→ **What this task involves**: Reproduce the full listing below unchanged, apart from the pictures.

→ **Provided material**:
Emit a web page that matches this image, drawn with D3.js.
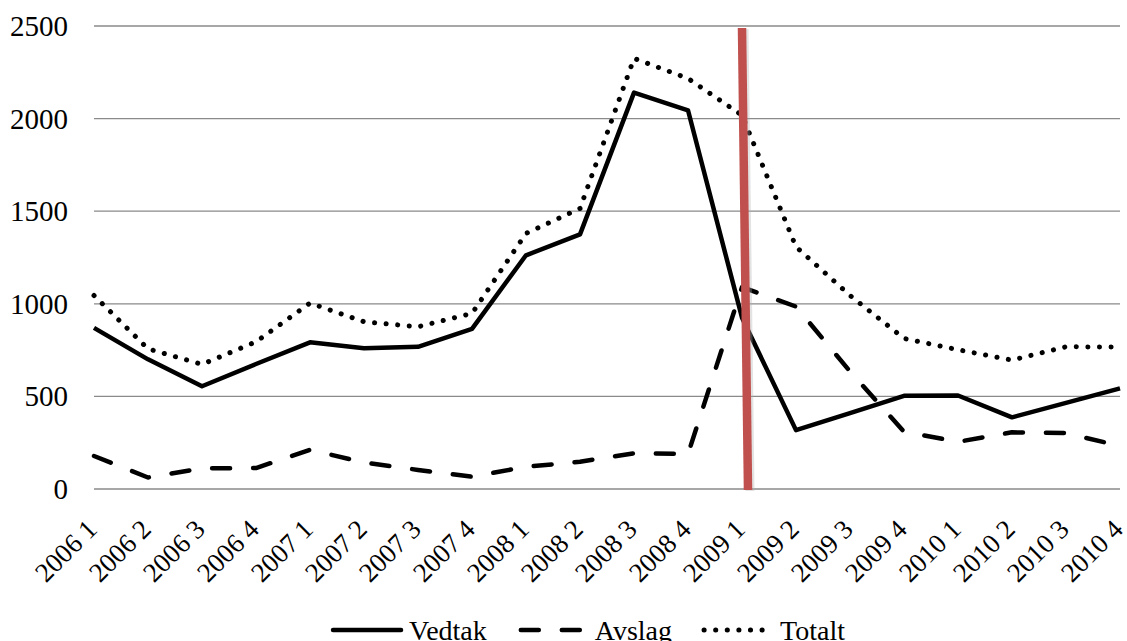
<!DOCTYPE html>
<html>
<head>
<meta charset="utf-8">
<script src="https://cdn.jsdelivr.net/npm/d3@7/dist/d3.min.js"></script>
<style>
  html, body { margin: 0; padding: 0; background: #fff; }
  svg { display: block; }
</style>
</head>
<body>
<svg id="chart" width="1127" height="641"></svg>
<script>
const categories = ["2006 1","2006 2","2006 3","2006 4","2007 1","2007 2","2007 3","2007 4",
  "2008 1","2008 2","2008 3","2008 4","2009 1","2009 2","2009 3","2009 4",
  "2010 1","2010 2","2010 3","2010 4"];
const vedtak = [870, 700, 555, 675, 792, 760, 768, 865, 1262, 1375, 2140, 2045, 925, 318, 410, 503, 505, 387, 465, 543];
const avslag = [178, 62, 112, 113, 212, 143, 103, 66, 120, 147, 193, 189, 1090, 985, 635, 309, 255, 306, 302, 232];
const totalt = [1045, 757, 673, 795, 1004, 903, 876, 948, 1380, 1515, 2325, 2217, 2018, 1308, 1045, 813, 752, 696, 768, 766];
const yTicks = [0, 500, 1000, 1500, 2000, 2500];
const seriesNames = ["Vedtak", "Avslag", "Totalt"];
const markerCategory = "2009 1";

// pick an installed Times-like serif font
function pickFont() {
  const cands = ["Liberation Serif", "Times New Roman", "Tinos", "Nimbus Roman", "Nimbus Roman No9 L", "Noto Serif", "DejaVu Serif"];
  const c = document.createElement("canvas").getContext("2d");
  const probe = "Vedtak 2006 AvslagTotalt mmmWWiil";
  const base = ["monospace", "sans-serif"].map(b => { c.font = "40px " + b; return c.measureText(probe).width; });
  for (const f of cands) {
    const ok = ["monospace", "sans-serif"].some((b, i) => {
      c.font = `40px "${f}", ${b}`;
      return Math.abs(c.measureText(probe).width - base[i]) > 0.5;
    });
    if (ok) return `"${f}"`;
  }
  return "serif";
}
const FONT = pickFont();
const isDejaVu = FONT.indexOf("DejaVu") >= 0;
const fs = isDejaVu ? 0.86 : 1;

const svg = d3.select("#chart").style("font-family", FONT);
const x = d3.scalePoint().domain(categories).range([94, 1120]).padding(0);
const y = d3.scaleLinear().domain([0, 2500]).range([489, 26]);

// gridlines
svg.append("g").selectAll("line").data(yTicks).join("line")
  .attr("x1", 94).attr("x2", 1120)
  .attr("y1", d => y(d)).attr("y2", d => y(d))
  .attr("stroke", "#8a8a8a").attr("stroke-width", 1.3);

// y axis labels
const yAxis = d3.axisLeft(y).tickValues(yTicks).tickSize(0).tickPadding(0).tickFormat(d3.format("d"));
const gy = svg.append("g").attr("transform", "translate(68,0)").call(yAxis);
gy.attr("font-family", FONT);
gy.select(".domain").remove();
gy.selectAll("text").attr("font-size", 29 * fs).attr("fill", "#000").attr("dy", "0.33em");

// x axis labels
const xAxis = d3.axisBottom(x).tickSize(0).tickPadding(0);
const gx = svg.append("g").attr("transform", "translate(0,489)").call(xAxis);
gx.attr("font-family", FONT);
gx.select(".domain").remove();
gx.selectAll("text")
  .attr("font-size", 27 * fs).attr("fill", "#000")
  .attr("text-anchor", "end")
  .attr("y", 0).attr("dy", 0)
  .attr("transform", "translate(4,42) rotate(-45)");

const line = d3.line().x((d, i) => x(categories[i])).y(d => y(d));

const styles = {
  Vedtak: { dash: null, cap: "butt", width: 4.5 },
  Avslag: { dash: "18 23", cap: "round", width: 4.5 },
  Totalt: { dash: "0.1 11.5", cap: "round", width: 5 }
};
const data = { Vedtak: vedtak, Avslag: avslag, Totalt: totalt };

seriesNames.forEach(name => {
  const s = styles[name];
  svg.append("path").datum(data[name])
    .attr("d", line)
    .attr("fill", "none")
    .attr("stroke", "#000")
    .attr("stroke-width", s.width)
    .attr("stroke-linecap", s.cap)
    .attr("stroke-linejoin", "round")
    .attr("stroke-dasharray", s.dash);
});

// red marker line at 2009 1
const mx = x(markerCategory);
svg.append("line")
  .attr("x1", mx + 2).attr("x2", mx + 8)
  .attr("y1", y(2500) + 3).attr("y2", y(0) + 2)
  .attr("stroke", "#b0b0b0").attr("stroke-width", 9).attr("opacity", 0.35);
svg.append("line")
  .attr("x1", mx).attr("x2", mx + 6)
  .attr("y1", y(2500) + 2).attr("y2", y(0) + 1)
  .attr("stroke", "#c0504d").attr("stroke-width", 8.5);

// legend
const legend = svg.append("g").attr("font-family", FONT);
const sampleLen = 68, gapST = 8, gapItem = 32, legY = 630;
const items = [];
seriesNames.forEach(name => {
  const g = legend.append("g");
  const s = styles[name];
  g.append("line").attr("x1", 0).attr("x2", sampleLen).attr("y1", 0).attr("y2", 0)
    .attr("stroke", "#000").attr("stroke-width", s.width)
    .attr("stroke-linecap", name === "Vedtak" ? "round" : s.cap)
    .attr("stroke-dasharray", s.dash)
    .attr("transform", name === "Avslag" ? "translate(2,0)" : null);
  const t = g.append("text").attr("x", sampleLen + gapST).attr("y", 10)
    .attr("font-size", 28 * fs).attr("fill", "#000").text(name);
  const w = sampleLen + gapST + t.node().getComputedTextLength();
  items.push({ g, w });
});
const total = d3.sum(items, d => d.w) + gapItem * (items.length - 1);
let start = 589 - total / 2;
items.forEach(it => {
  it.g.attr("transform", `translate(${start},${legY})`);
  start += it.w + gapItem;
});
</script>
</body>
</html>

→ **Task solution**:
Emit a web page that matches this image, drawn with D3.js.
<!DOCTYPE html>
<html>
<head>
<meta charset="utf-8">
<script src="https://cdn.jsdelivr.net/npm/d3@7/dist/d3.min.js"></script>
<style>
  html, body { margin: 0; padding: 0; background: #fff; }
  svg { display: block; }
</style>
</head>
<body>
<svg id="chart" width="1127" height="641"></svg>
<script>
const categories = ["2006 1","2006 2","2006 3","2006 4","2007 1","2007 2","2007 3","2007 4",
  "2008 1","2008 2","2008 3","2008 4","2009 1","2009 2","2009 3","2009 4",
  "2010 1","2010 2","2010 3","2010 4"];
const vedtak = [870, 700, 555, 675, 792, 760, 768, 865, 1262, 1375, 2140, 2045, 925, 318, 410, 503, 505, 387, 465, 543];
const avslag = [178, 62, 112, 113, 212, 143, 103, 66, 120, 147, 193, 189, 1090, 985, 635, 309, 255, 306, 302, 232];
const totalt = [1045, 757, 673, 795, 1004, 903, 876, 948, 1380, 1515, 2325, 2217, 2018, 1308, 1045, 813, 752, 696, 768, 766];
const yTicks = [0, 500, 1000, 1500, 2000, 2500];
const seriesNames = ["Vedtak", "Avslag", "Totalt"];
const markerCategory = "2009 1";

// pick an installed Times-like serif font
function pickFont() {
  const cands = ["Liberation Serif", "Times New Roman", "Tinos", "Nimbus Roman", "Nimbus Roman No9 L", "Noto Serif", "DejaVu Serif"];
  const c = document.createElement("canvas").getContext("2d");
  const probe = "Vedtak 2006 AvslagTotalt mmmWWiil";
  const base = ["monospace", "sans-serif"].map(b => { c.font = "40px " + b; return c.measureText(probe).width; });
  for (const f of cands) {
    const ok = ["monospace", "sans-serif"].some((b, i) => {
      c.font = `40px "${f}", ${b}`;
      return Math.abs(c.measureText(probe).width - base[i]) > 0.5;
    });
    if (ok) return `"${f}"`;
  }
  return "serif";
}
const FONT = pickFont();
const isDejaVu = FONT.indexOf("DejaVu") >= 0;
const fs = isDejaVu ? 0.86 : 1;

const svg = d3.select("#chart").style("font-family", FONT);
const x = d3.scalePoint().domain(categories).range([94, 1120]).padding(0);
const y = d3.scaleLinear().domain([0, 2500]).range([489, 26]);

// gridlines
svg.append("g").selectAll("line").data(yTicks).join("line")
  .attr("x1", 94).attr("x2", 1120)
  .attr("y1", d => y(d)).attr("y2", d => y(d))
  .attr("stroke", "#8a8a8a").attr("stroke-width", 1.3);

// y axis labels
const yAxis = d3.axisLeft(y).tickValues(yTicks).tickSize(0).tickPadding(0).tickFormat(d3.format("d"));
const gy = svg.append("g").attr("transform", "translate(68,0)").call(yAxis);
gy.attr("font-family", FONT);
gy.select(".domain").remove();
gy.selectAll("text").attr("font-size", 29 * fs).attr("fill", "#000").attr("dy", "0.33em");

// x axis labels
const xAxis = d3.axisBottom(x).tickSize(0).tickPadding(0);
const gx = svg.append("g").attr("transform", "translate(0,489)").call(xAxis);
gx.attr("font-family", FONT);
gx.select(".domain").remove();
gx.selectAll("text")
  .attr("font-size", 27 * fs).attr("fill", "#000")
  .attr("text-anchor", "end")
  .attr("y", 0).attr("dy", 0)
  .attr("transform", "translate(4,42) rotate(-45)");

const line = d3.line().x((d, i) => x(categories[i])).y(d => y(d));

const styles = {
  Vedtak: { dash: null, cap: "butt", width: 4.5 },
  Avslag: { dash: "18 23", cap: "round", width: 4.5 },
  Totalt: { dash: "0.1 11.5", cap: "round", width: 5 }
};
const data = { Vedtak: vedtak, Avslag: avslag, Totalt: totalt };

seriesNames.forEach(name => {
  const s = styles[name];
  svg.append("path").datum(data[name])
    .attr("d", line)
    .attr("fill", "none")
    .attr("stroke", "#000")
    .attr("stroke-width", s.width)
    .attr("stroke-linecap", s.cap)
    .attr("stroke-linejoin", "round")
    .attr("stroke-dasharray", s.dash);
});

// red marker line at 2009 1
const mx = x(markerCategory);
svg.append("line")
  .attr("x1", mx + 2).attr("x2", mx + 8)
  .attr("y1", y(2500) + 3).attr("y2", y(0) + 2)
  .attr("stroke", "#b0b0b0").attr("stroke-width", 9).attr("opacity", 0.35);
svg.append("line")
  .attr("x1", mx).attr("x2", mx + 6)
  .attr("y1", y(2500) + 2).attr("y2", y(0) + 1)
  .attr("stroke", "#c0504d").attr("stroke-width", 8.5);

// legend
const legend = svg.append("g").attr("font-family", FONT);
const sampleLen = 68, gapST = 8, gapItem = 32, legY = 630;
const items = [];
seriesNames.forEach(name => {
  const g = legend.append("g");
  const s = styles[name];
  g.append("line").attr("x1", 0).attr("x2", sampleLen).attr("y1", 0).attr("y2", 0)
    .attr("stroke", "#000").attr("stroke-width", s.width)
    .attr("stroke-linecap", name === "Vedtak" ? "round" : s.cap)
    .attr("stroke-dasharray", s.dash)
    .attr("transform", name === "Avslag" ? "translate(2,0)" : null);
  const t = g.append("text").attr("x", sampleLen + gapST).attr("y", 10)
    .attr("font-size", 28 * fs).attr("fill", "#000").text(name);
  const w = sampleLen + gapST + t.node().getComputedTextLength();
  items.push({ g, w });
});
const total = d3.sum(items, d => d.w) + gapItem * (items.length - 1);
let start = 589 - total / 2;
items.forEach(it => {
  it.g.attr("transform", `translate(${start},${legY})`);
  start += it.w + gapItem;
});
</script>
</body>
</html>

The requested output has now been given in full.